Значимость решения, принятого ЦК и правительством, о перевооружении ВВС на реактивную технику и вывозе специалистов из Германии огромна. А в том, что не Новиков оказался зачинателем этого реактивного переворота в нашей авиации, а ЦК и Совет министров, только сам Новиков и виноват…
Говорить о причинах личного порядка, могущих склонить меня на подсиживание или тем более на клевету на Новикова, нет смысла, так как их не было, как не было и клеветы».

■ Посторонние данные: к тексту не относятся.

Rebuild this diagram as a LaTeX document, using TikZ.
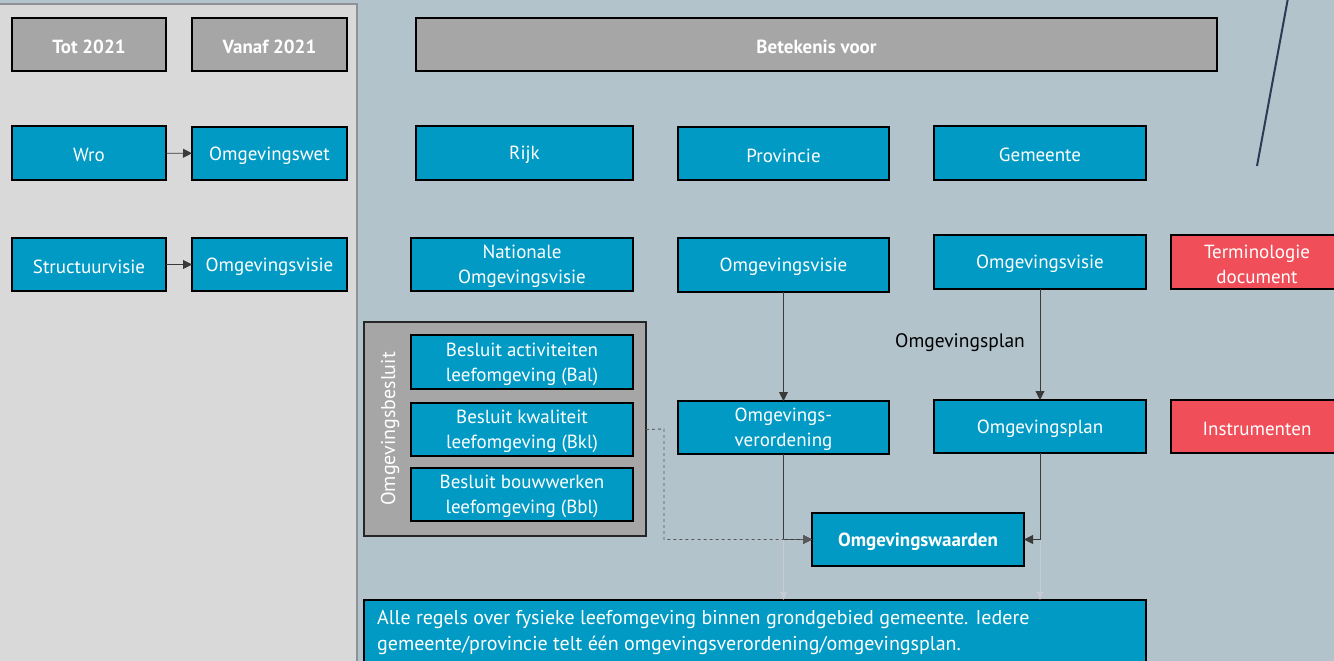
\documentclass[tikz,border=0pt]{standalone}
\usepackage{fontspec}
\setmainfont{PT Sans}
\usetikzlibrary{arrows.meta}
\definecolor{bg}{HTML}{B3C3CC}
\definecolor{panel}{HTML}{D9D9D9}
\definecolor{panelborder}{HTML}{8E9296}
\definecolor{blu}{HTML}{009AC4}
\definecolor{gry}{HTML}{A6A6A6}
\definecolor{rd}{HTML}{F04F59}
\definecolor{navy}{HTML}{2B3A55}
\definecolor{faint}{HTML}{C4CCD1}
\definecolor{conn}{HTML}{3A3A3A}
\newcommand\mybox[7]{%
  \node[#6, minimum width={(#4)-(#2)}, minimum height={(#5)-(#3)}] (#1) at ({((#2)+(#4))/2},{((#3)+(#5))/2}) {};%
  \node[#6, draw=none, fill=none, yshift=-2pt] (#1-t) at (#1.center) {#7};}
\begin{document}
\begin{tikzpicture}[x=1pt,y=-1pt,
  base/.style={draw=black, line width=1.4pt, inner sep=0pt, outer sep=0pt, text=white, align=center,
    font=\fontsize{19}{25}\selectfont},
  bluebox/.style={base, fill=blu},
  greybox/.style={base, fill=gry, font=\fontsize{19}{25}\selectfont\bfseries},
  redbox/.style={base, fill=rd},
  groupbox/.style={draw=black!85, line width=1.4pt, fill=gry, inner sep=0pt, outer sep=0pt},
  tip/.style={-{Triangle[length=9pt,width=9pt]}},
  conline/.style={draw=conn, line width=0.9pt},
  faintline/.style={draw=faint, line width=0.9pt, -{Triangle[length=8pt,width=7pt]}},
]
\useasboundingbox (0,0) rectangle (1334,661);
\clip (0,0) rectangle (1334,661);
\fill[bg] (0,0) rectangle (1334,661);
\fill[panel] (0,4) rectangle (357,670);
\draw[panelborder, line width=2pt] (-2,4) -- (357,4) -- (357,670);
% diagonal line
\coordinate (d1) at (1288,-2);
\coordinate (d2) at (1257,166);
\draw[navy, line width=2pt] (d1) -- (d2);
% header row
\mybox{tot}{12}{18}{166}{71}{greybox}{Tot 2021}
\mybox{vanaf}{192}{18}{347}{71}{greybox}{Vanaf 2021}
\mybox{bet}{416}{18}{1217}{71}{greybox}{Betekenis voor}
% row 2
\mybox{wro}{12}{126}{166}{180}{bluebox}{Wro}
\mybox{owet}{192}{127}{347}{180}{bluebox}{Omgevingswet}
\mybox{rijk}{416}{126}{633}{180}{bluebox}{Rijk}
\mybox{prov}{678}{127}{889}{180}{bluebox}{Provincie}
\mybox{gem}{934}{126}{1146}{180}{bluebox}{Gemeente}
% row 3
\mybox{struct}{12}{238}{166}{291}{bluebox}{Structuurvisie}
\mybox{ovisie}{192}{238}{347}{291}{bluebox}{Omgevingsvisie}
\mybox{nat}{411}{238}{633}{291}{bluebox}{Nationale\\Omgevingsvisie}
\mybox{pvisie}{678}{238}{889}{292}{bluebox}{Omgevingsvisie}
\mybox{gvisie}{934}{235}{1146}{289}{bluebox}{Omgevingsvisie}
\mybox{term}{1171}{235}{1352}{289}{redbox}{\hspace*{-9pt}Terminologie\\\hspace*{-9pt}document}
% group
\mybox{grp}{364}{322}{646}{536}{groupbox}{}
\node[rotate=90, text=white, font=\fontsize{20}{20}\selectfont] (grplabel) at (390,429) {Omgevingsbesluit};
\mybox{bal}{411}{335}{633}{389}{bluebox}{Besluit activiteiten\\leefomgeving (Bal)}
\mybox{bkl}{411}{403}{633}{456}{bluebox}{Besluit kwaliteit\\leefomgeving (Bkl)}
\mybox{bbl}{411}{468}{633}{521}{bluebox}{Besluit bouwwerken\\leefomgeving (Bbl)}
% row instruments
\mybox{verord}{678}{401}{889}{454}{bluebox}{Omgevings-\\verordening}
\mybox{plan}{934}{400}{1146}{453}{bluebox}{Omgevingsplan}
\mybox{instr}{1171}{400}{1352}{453}{redbox}{\hspace*{-9pt}Instrumenten}
\mybox{waard}{812}{513}{1024}{566}{bluebox, font=\fontsize{19}{25}\selectfont\bfseries}{Omgevingswaarden}
\node[font=\fontsize{19.5}{25}\selectfont, text=black] (planlabel) at (960,343) {Omgevingsplan};
% bottom box
\mybox{bottom}{364}{600}{1146}{690}{bluebox}{}
\node[anchor=north west, align=left, text=white, inner sep=0pt, font=\fontsize{20}{26}\selectfont] (btxt) at (377,610)
  {Alle regels over fysieke leefomgeving binnen grondgebied gemeente. Iedere\\gemeente/provincie telt één omgevingsverordening/omgevingsplan.};
% connectors
\draw[conline, tip] (wro) -- (owet);
\draw[conline, tip] (struct) -- (ovisie);
\draw[conline, tip] (pvisie.south -| verord.north) -- (verord.north);
\draw[conline, tip] (gvisie.south) -- (plan.north);
\coordinate (vdrop) at (verord.south |- waard.west);
\coordinate (pdrop) at (plan.south |- waard.east);
\draw[faintline] (vdrop) -- (vdrop |- bottom.north);
\draw[faintline] (pdrop) -- (pdrop |- bottom.north);
\draw[conline] (verord.south) -- (vdrop);
\draw[conline, tip] (vdrop) -- (waard.west);
\draw[conline, tip] (plan.south) |- (waard.east);
\coordinate (dstart) at (grp.east |- bkl.east);
\coordinate (dbend) at (664,429);
\draw[conline, dashed, draw=black!65, tip] (dstart) -- (dbend) |- (waard.west);
\end{tikzpicture}
\end{document}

Василий Сталин маршала Новикова не любил, так что его обращение к отцу с критикой положения дел в военно-воздушных силах все-таки больше похоже на донос. Другое дело, что старший Сталин нуждался лишь в поводе. Если бы не слова сына, нашелся бы другой повод.

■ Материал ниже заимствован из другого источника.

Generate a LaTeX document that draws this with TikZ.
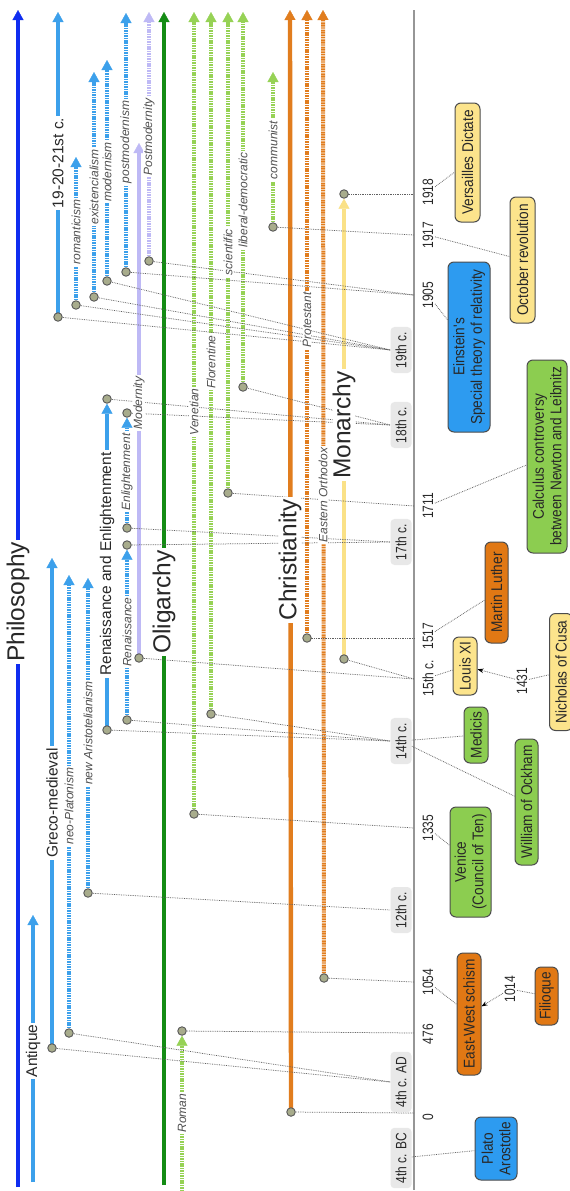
\documentclass[tikz,border=0pt]{standalone}
\usepackage{fontspec}
\setmainfont{Liberation Sans}
\newfontfamily\condf{Liberation Sans}[FakeStretch=0.8]
\newfontfamily\boxf{Liberation Sans}[FakeStretch=0.88]
\usetikzlibrary{arrows.meta}
\definecolor{philblue}{RGB}{15,45,240}
\definecolor{lblue}{RGB}{60,160,235}
\definecolor{lav}{RGB}{190,185,245}
\definecolor{dgreen}{RGB}{20,140,20}
\definecolor{lgreen}{RGB}{150,210,85}
\definecolor{orng}{RGB}{225,125,30}
\definecolor{yel}{RGB}{250,225,135}
\definecolor{dotfill}{RGB}{168,172,140}
\definecolor{conncol}{RGB}{95,95,95}
\definecolor{bxyellow}{RGB}{252,228,140}
\definecolor{bxblue}{RGB}{45,155,240}
\definecolor{bxgreen}{RGB}{140,205,80}
\definecolor{bxorange}{RGB}{225,120,20}
\definecolor{graybox}{RGB}{232,232,232}
\definecolor{txt}{RGB}{40,40,40}
\definecolor{ittxt}{RGB}{80,80,80}
\definecolor{axiscol}{RGB}{150,150,150}
\pgfdeclarelayer{back}
\pgfdeclarelayer{lines}
\pgfsetlayers{back,lines,main}
\tikzset{
  dot/.style={circle, fill=dotfill, draw=black!65, line width=0.9pt, minimum size=8.5pt, inner sep=0pt},
  biglbl/.style={rotate=90, fill=white, inner xsep=2pt, inner ysep=0pt, text=txt, font=\fontsize{24.5}{26}\selectfont},
  midlbl/.style={rotate=90, fill=white, inner xsep=2pt, inner ysep=0.5pt, text=txt, font=\fontsize{15.5}{17}\selectfont},
  itlbl/.style={rotate=90, fill=white, inner xsep=1.5pt, inner ysep=0.3pt, text=ittxt, font=\fontsize{12}{13}\selectfont\itshape},
  yearlbl/.style={rotate=90, inner sep=1.5pt, text=txt, font=\condf\fontsize{15}{16}\selectfont},
  cbox/.style={rotate=90, fill=graybox, rounded corners=4pt, inner xsep=5pt, minimum height=21pt, text=txt, font=\condf\fontsize{15}{16}\selectfont},
  evbox/.style={rotate=90, draw=black!70, line width=1pt, rounded corners=6pt, align=center, text=txt, inner sep=2pt, font=\boxf\fontsize{15.5}{17.5}\selectfont},
  sarr/.style={line width=4pt, -{Triangle[width=11pt,length=10pt,line width'=0.4pt]}},
  darr/.style={line width=4pt, dash pattern=on 1.1pt off 0.6pt, -{Triangle[width=11pt,length=10pt,line width'=0.4pt]}},
  conn/.style={draw=conncol, line width=0.75pt, dash pattern=on 0.75pt off 1pt},
  connarr/.style={conn, -{Stealth[length=6pt,width=4.5pt,color=black]}},
  axisline/.style={draw=axiscol, line width=1.3pt}
}
\begin{document}
\begin{tikzpicture}[x=1pt,y=-1pt]
\begin{pgfonlayer}{back}
\fill[white] (0,0) rectangle (570,1191);
\end{pgfonlayer}
\useasboundingbox (0,0) rectangle (570,1191);

% ---------- dots ----------
\node[dot] (dGreco) at (52,1048) {};
\node[dot] (dNeoP) at (69,1033) {};
\node[dot] (dNewA) at (88,893) {};
\node[dot] (dREB) at (107,730) {};
\node[dot] (dRET) at (107,399) {};
\node[dot] (dRenB) at (127,720) {};
\node[dot] (dRenT) at (127,545) {};
\node[dot] (dEnlB) at (127,528) {};
\node[dot] (dEnlT) at (127,413) {};
\node[dot] (dModB) at (139,658) {};
\node[dot] (dPostM) at (149,261) {};
\node[dot] (d1921) at (58,317) {};
\node[dot] (dRom) at (76,305) {};
\node[dot] (dExi) at (94,297) {};
\node[dot] (dMdn) at (107,281) {};
\node[dot] (dPmd) at (126,272) {};
\node[dot] (dRoman) at (182,1031) {};
\node[dot] (dVen) at (194,814) {};
\node[dot] (dFlor) at (211,714) {};
\node[dot] (dSci) at (228,493) {};
\node[dot] (dLib) at (243,387) {};
\node[dot] (dCom) at (273,227) {};
\node[dot] (dChr) at (291,1112) {};
\node[dot] (dProt) at (307,638) {};
\node[dot] (dEO) at (324,978) {};
\node[dot] (dMonB) at (344,659) {};
\node[dot] (dMonT) at (344,194) {};

% ---------- free ends ----------
\coordinate (phB) at (18,1187);   \coordinate (phT) at (18,10);
\coordinate (anB) at (33,1182);   \coordinate (anT) at (33,915);
\coordinate (grT) at (52,558);
\coordinate (neoT) at (69,575);
\coordinate (newAT) at (88,578);
\coordinate (modT) at (139,143);
\coordinate (pmT) at (149,12);
\coordinate (t21T) at (58,12);
\coordinate (romT) at (76,157);
\coordinate (exiT) at (94,72);
\coordinate (mdnT) at (107,60);
\coordinate (pmdT) at (126,13);
\coordinate (oliB) at (164,1185); \coordinate (oliT) at (164,12);
\coordinate (romanB) at (182,1191);
\coordinate (venT) at (194,12);
\coordinate (florT) at (211,12);
\coordinate (sciT) at (228,12);
\coordinate (libT) at (243,12);
\coordinate (comT) at (273,72);
\coordinate (chrT) at (290,10);
\coordinate (protT) at (307,10);
\coordinate (eoT) at (323,10);
\coordinate (axT) at (414,10);   \coordinate (axB) at (414,1190);

% axis points
\coordinate (a1918) at (414,194);
\coordinate (a1917) at (414,235);
\coordinate (a1905) at (414,295);
\coordinate (a1711) at (414,506);
\coordinate (a1517) at (414,638);
\coordinate (a15) at (414,679);
\coordinate (a1335) at (414,828);
\coordinate (a1054) at (414,982);
\coordinate (a476) at (414,1033);
\coordinate (a0) at (414,1113);

% ---------- line labels ----------
\node[biglbl] (lPhil) at (18,602) {Philosophy};
\node[midlbl] (lAnt) at (33,1051) {Antique};
\node[midlbl] (lGreco) at (52,803) {Greco-medieval};
\node[itlbl] (lNeoP) at (69,806) {neo-Platonism};
\node[itlbl] (lNewA) at (88,733) {new Aristotelianism};
\node[midlbl] (lRE) at (107,564) {Renaissance and Enlightenment};
\node[itlbl] (lRen) at (127,632) {Renaissance};
\node[itlbl] (lEnl) at (127,472) {Enlightenment};
\node[itlbl] (lMod) at (139,403) {Modernity};
\node[itlbl] (lPostM) at (149,137) {Postmodernity};
\node[midlbl] (l1921) at (58,163) {19-20-21st c.};
\node[itlbl] (lRom) at (76,232) {romanticism};
\node[itlbl] (lExi) at (94,187) {existencialism};
\node[itlbl] (lMdn) at (107,172) {modernism};
\node[itlbl] (lPmd) at (126,142) {postmodernism};
\node[biglbl] (lOli) at (164,602) {Oligarchy};
\node[itlbl] (lRoman) at (182,1113) {Roman};
\node[itlbl] (lVen) at (194,412) {Venetian};
\node[itlbl] (lFlor) at (211,362) {Florentine};
\node[itlbl] (lSci) at (228,252) {scientific};
\node[itlbl] (lLib) at (243,200) {liberal-democratic};
\node[itlbl] (lCom) at (273,150) {communist};
\node[biglbl] (lChr) at (290,560) {Christianity};
\node[itlbl] (lProt) at (307,320) {Protestant};
\node[itlbl] (lEO) at (323,495) {Eastern Orthodox};
\node[biglbl] (lMon) at (344,425) {Monarchy};

% ---------- time labels ----------
\node[yearlbl] (t1918) at (428,192) {1918};
\node[yearlbl] (t1917) at (428,235) {1917};
\node[yearlbl] (t1905) at (428,295) {1905};
\node[yearlbl] (t1711) at (428,506) {1711};
\node[yearlbl] (t1517) at (428,636) {1517};
\node[yearlbl] (t15) at (428,678) {15th c.};
\node[yearlbl] (t1431) at (522,681) {1431};
\node[yearlbl] (t1335) at (428,828) {1335};
\node[yearlbl] (t1054) at (428,982) {1054};
\node[yearlbl] (t1014) at (510,989) {1014};
\node[yearlbl] (t476) at (428,1034) {476};
\node[yearlbl] (t0) at (428,1117) {0};

\node[cbox] (c19) at (401,350) {19th c.};
\node[cbox] (c18) at (401,425) {18th c.};
\node[cbox] (c17) at (401,542) {17th c.};
\node[cbox] (c14) at (401,741) {14th c.};
\node[cbox] (c12) at (401,910) {12th c.};
\node[cbox] (c4AD) at (401,1082) {4th c. AD};
\node[cbox] (c4BC) at (401,1158) {4th c. BC};

% ---------- event boxes ----------
\node[evbox, fill=bxyellow, minimum width=119pt, minimum height=25pt] (vers) at (467.5,162.5) {Versailles Dictate};
\node[evbox, fill=bxyellow, minimum width=126pt, minimum height=25pt] (octo) at (522.5,260) {October revolution};
\node[evbox, fill=bxblue, minimum width=170pt, minimum height=42pt] (ein) at (469,347) {Einstein's\\Special theory of relativity};
\node[evbox, fill=bxgreen, minimum width=193pt, minimum height=40pt] (calc) at (547,456.5) {Calculus controversy\\between Newton and Leibnitz};
\node[evbox, fill=bxorange, minimum width=101pt, minimum height=23pt] (luth) at (496.5,592.5) {Martin Luther};
\node[evbox, fill=bxyellow, minimum width=58pt, minimum height=24pt] (louis) at (465,666) {Louis XI};
\node[evbox, fill=bxyellow, minimum width=117pt, minimum height=23pt] (cusa) at (561,672) {Nicholas of Cusa};
\node[evbox, fill=bxgreen, minimum width=56pt, minimum height=24pt] (medi) at (476,735) {Medicis};
\node[evbox, fill=bxgreen, minimum width=126pt, minimum height=23pt] (ockh) at (526.5,802) {William of Ockham};
\node[evbox, fill=bxgreen, minimum width=110pt, minimum height=41pt] (veni) at (470.5,862) {Venice\\(Council of Ten)};
\node[evbox, fill=bxorange, minimum width=122pt, minimum height=24pt] (ews) at (469,1014) {East-West schism};
\node[evbox, fill=bxorange, minimum width=58pt, minimum height=23pt] (fili) at (546.5,996) {Filioque};
\node[evbox, fill=bxblue, minimum width=63pt, minimum height=42pt] (plato) at (496,1148.5) {Plato\\Arostotle};

% ---------- lines ----------
\begin{pgfonlayer}{lines}
\draw[axisline] (axT) -- (axB);
\draw[sarr, philblue, line width=4.2pt] (phB) -- (phT);
\draw[sarr, lblue] (anB) -- (anT);
\draw[sarr, lblue] (dGreco.center) -- (grT);
\draw[darr, lblue] (dNeoP.center) -- (neoT);
\draw[darr, lblue] (dNewA.center) -- (newAT);
\draw[sarr, lblue] (dREB.center) -- (dRET);
\draw[darr, lblue] (dRenB.center) -- (dRenT);
\draw[darr, lblue] (dEnlB.center) -- (dEnlT);
\draw[sarr, lav] (dModB.center) -- (modT);
\draw[darr, lav] (dPostM.center) -- (pmT);
\draw[sarr, lblue] (d1921.center) -- (t21T);
\draw[darr, lblue] (dRom.center) -- (romT);
\draw[darr, lblue] (dExi.center) -- (exiT);
\draw[darr, lblue] (dMdn.center) -- (mdnT);
\draw[darr, lblue] (dPmd.center) -- (pmdT);
\draw[sarr, dgreen, line width=4.6pt] (oliB) -- (oliT);
\draw[darr, lgreen] (romanB) -- (dRoman);
\draw[darr, lgreen] (dVen.center) -- (venT);
\draw[darr, lgreen] (dFlor.center) -- (florT);
\draw[darr, lgreen] (dSci.center) -- (sciT);
\draw[darr, lgreen] (dLib.center) -- (libT);
\draw[darr, lgreen] (dCom.center) -- (comT);
\draw[sarr, orng, line width=4.4pt] (dChr.center) -- (chrT);
\draw[darr, orng] (dProt.center) -- (protT);
\draw[darr, orng] (dEO.center) -- (eoT);
\draw[sarr, yel, line width=4.4pt] (dMonB.center) -- (dMonT);

% connectors from dots to the time axis
\draw[conn] (dPostM.center) -- (a1905);
\draw[conn] (dPmd.center) -- (a1905);
\draw[conn] (dMdn.center) -- (c19.north);
\draw[conn] (dExi.center) -- (c19.north);
\draw[conn] (dRom.center) -- (c19.north);
\draw[conn] (d1921.center) -- (c19.north);
\draw[conn] (dCom.center) -- (a1917);
\draw[conn] (dMonT.center) -- (a1918);
\draw[conn] (dLib.center) -- (c18.north);
\draw[conn] (dRET.center) -- (c18.north);
\draw[conn] (dEnlT.center) -- (c18.north);
\draw[conn] (dSci.center) -- (a1711);
\draw[conn] (dRenT.center) -- (c17.north);
\draw[conn] (dEnlB.center) -- (c17.north);
\draw[conn] (dProt.center) -- (a1517);
\draw[conn] (dModB.center) -- (a15);
\draw[conn] (dMonB.center) -- (a15);
\draw[conn] (dFlor.center) -- (c14.north);
\draw[conn] (dRenB.center) -- (c14.north);
\draw[conn] (dREB.center) -- (c14.north);
\draw[conn] (dVen.center) -- (a1335);
\draw[conn] (dNewA.center) -- (c12.north);
\draw[conn] (dEO.center) -- (a1054);
\draw[conn] (dRoman.center) -- (a476);
\draw[conn] (dNeoP.center) -- (c4AD.north);
\draw[conn] (dGreco.center) -- (c4AD.north);
\draw[conn] (dChr.center) -- (a0);

% connectors to event boxes
\draw[conn] (t1918) -- (vers);
\draw[conn] (t1917) -- (octo);
\draw[conn] (t1905) -- (ein);
\draw[conn] (t1711) -- (calc);
\draw[conn] (t1517) -- (luth);
\draw[conn] (t15) -- (louis);
\draw[connarr] (t1431) -- (louis);
\draw[conn] (t1431) -- (cusa);
\draw[conn] (c14) -- (medi);
\draw[conn] (c14) -- (ockh);
\draw[conn] (t1335) -- (veni);
\draw[conn] (t1054) -- (ews);
\draw[connarr] (t1014) -- (ews);
\draw[conn] (t1014) -- (fili);
\draw[conn] (c4BC) -- (plato);
\end{pgfonlayer}
\end{tikzpicture}
\end{document}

Сталин поручил проверить это дело начальнику Главного управления военной контрразведки Смерш Виктору Абакумову.
Первым в начале 1946 года арестовали командующего 12-й воздушной армией маршала авиации Сергея Александровича Худякова. Для начала его обвинили в том, что он скрыл свое подлинное имя. Звали его Арменак Артемович Ханферянц. Он всего лишь русифицировал свое армянское имя; это делали тогда многие, чтобы к ним проще было обращаться.
Маршала заставили признаться в том, что он – давний английский агент и был причастен к расстрелу двадцати шести бакинских комиссаров. Из Худякова выбили показания на командование военно-воздушных сил и руководство авиапромышленности, которые, дескать, принимали на вооружение дефектные самолеты и моторы. (Кроме того, его заставили подписать протокол, в котором он «признавался», что участвовал в расстреле двадцати шести бакинских комиссаров в 1918 году и работал на британскую разведку.)
16 марта 1946 года Совет министров принял решение снять главного маршала авиации Александра Александровича Новикова с должности командующего военно-воздушными силами как «не справившегося с работой».
23 апреля Новикова арестовали у подъезда собственного дома. У чекистов даже не было ордера, его просто схватили и засунули в автомобиль.
На основании материалов, подписанных Абакумовым, были арестованы нарком авиационной промышленности Алексей Иванович Шахурин, офицеры штаба ВВС – за принятые на вооружение некачественные самолеты и моторы.
На основе полученных от них показаний можно было брать всех крупных авиаконструкторов – Яковлева, Туполева, Ильюшина, Лавочкина. Это было перспективное для чекистов дело.